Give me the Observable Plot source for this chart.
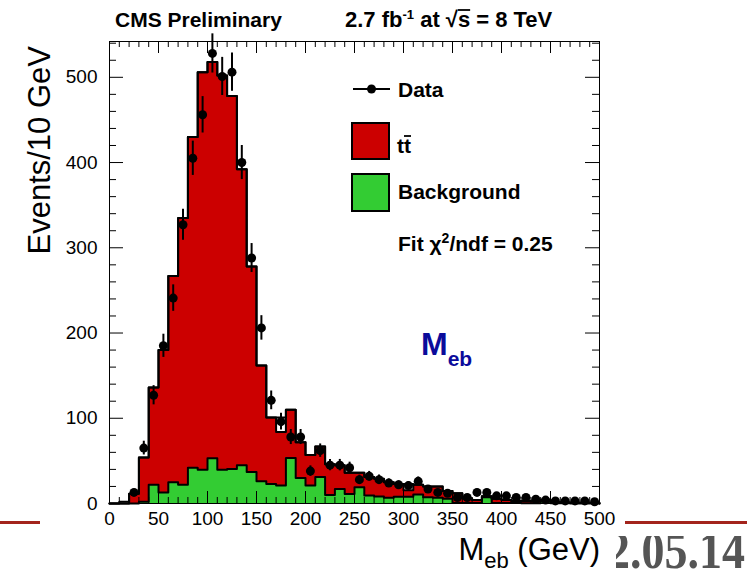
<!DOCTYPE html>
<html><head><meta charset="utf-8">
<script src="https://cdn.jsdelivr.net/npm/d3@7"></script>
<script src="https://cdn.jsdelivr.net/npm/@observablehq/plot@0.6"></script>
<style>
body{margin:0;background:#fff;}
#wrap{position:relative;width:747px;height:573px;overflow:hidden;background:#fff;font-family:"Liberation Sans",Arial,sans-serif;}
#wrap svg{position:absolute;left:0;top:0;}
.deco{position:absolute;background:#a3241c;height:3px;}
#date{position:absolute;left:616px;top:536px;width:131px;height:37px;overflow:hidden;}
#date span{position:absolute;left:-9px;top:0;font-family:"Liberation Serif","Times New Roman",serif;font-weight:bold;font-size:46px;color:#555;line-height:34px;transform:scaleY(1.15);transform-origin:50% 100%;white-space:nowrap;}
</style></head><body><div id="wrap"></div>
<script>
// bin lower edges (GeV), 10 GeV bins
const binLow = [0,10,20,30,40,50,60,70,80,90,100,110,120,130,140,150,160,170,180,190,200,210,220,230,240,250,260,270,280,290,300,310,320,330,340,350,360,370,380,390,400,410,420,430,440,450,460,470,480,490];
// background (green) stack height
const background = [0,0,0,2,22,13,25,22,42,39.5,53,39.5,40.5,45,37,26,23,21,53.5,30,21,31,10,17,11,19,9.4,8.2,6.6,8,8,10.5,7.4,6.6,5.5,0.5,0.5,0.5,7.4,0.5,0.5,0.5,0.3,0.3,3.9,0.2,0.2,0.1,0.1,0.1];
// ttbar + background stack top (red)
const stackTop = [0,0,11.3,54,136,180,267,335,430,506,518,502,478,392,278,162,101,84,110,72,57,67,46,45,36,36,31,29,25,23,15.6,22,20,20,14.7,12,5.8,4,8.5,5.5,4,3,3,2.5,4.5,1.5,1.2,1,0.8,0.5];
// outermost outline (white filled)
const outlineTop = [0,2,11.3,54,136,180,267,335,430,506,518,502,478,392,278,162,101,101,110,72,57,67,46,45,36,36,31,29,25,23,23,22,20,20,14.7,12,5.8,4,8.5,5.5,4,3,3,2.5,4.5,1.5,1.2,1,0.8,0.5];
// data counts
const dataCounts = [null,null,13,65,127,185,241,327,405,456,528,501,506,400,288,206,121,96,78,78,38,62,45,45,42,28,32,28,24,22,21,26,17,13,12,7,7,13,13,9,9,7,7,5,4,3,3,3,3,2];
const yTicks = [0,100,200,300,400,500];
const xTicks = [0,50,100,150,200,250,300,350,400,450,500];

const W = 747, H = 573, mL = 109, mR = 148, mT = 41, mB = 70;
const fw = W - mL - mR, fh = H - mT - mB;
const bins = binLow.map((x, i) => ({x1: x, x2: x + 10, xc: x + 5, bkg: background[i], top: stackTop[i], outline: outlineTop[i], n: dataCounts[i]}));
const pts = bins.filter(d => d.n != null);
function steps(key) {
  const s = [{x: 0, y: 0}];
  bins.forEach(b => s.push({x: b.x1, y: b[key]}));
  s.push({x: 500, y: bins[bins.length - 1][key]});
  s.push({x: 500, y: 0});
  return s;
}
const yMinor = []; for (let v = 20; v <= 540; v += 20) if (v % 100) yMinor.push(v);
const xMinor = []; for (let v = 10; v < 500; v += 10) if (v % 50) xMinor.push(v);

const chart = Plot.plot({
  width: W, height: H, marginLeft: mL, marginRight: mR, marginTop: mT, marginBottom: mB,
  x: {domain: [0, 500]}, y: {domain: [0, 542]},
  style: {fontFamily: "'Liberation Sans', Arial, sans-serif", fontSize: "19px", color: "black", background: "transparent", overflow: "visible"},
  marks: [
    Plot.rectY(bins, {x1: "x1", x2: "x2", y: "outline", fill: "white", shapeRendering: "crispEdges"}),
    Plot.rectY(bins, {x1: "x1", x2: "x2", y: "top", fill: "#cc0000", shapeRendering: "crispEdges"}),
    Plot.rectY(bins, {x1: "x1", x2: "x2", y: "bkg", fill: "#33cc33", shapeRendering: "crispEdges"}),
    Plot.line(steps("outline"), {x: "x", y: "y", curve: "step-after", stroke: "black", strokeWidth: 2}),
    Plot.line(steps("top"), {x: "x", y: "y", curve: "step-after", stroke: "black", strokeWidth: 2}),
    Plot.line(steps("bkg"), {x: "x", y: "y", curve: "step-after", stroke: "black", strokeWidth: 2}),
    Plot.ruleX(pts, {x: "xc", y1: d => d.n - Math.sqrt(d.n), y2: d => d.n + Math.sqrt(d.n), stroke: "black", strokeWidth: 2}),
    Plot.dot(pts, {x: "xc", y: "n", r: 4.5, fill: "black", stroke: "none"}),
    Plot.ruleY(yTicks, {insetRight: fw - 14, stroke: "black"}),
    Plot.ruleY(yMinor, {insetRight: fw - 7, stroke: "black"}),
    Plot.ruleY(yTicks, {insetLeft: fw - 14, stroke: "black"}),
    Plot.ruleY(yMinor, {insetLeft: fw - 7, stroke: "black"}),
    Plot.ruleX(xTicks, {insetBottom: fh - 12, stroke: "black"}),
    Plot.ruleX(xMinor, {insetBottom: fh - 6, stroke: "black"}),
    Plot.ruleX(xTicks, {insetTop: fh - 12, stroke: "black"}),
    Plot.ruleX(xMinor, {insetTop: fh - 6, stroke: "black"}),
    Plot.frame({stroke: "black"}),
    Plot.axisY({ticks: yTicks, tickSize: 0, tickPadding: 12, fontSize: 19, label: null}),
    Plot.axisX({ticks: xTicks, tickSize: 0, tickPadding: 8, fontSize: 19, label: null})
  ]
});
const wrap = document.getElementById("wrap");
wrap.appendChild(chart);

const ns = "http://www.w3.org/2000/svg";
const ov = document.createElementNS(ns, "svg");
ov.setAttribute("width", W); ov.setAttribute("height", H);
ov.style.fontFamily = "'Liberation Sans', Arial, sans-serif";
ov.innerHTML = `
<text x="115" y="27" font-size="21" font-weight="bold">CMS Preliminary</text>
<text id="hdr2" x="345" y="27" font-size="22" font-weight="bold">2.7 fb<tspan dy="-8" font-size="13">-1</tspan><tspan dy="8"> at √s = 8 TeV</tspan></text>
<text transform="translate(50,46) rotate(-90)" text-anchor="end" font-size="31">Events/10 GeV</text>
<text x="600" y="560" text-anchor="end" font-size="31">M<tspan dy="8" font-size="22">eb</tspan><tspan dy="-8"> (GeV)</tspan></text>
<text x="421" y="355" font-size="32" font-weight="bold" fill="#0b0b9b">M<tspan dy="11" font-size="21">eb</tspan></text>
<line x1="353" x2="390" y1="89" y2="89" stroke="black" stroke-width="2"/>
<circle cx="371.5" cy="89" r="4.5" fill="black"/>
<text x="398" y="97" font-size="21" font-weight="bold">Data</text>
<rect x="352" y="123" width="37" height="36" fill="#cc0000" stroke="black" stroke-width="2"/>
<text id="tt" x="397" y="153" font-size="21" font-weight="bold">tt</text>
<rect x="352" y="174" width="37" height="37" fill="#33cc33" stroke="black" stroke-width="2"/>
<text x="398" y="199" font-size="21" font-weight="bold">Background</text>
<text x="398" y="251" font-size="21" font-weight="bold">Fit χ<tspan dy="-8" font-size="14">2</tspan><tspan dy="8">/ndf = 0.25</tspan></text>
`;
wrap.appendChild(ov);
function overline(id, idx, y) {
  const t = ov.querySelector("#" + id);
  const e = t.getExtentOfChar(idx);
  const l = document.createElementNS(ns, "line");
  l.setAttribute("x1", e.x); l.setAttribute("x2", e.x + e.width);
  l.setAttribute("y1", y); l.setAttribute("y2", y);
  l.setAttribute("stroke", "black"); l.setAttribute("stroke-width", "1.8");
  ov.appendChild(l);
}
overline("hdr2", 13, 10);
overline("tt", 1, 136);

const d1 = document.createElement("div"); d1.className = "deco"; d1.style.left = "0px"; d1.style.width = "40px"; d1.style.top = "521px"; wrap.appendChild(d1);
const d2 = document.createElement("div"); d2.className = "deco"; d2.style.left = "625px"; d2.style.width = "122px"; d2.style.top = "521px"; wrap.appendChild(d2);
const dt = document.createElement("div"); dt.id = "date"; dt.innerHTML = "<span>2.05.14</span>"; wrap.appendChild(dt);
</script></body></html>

________

Tally the lines of the listing in which the word "chart" occurs, and state the total alone.

3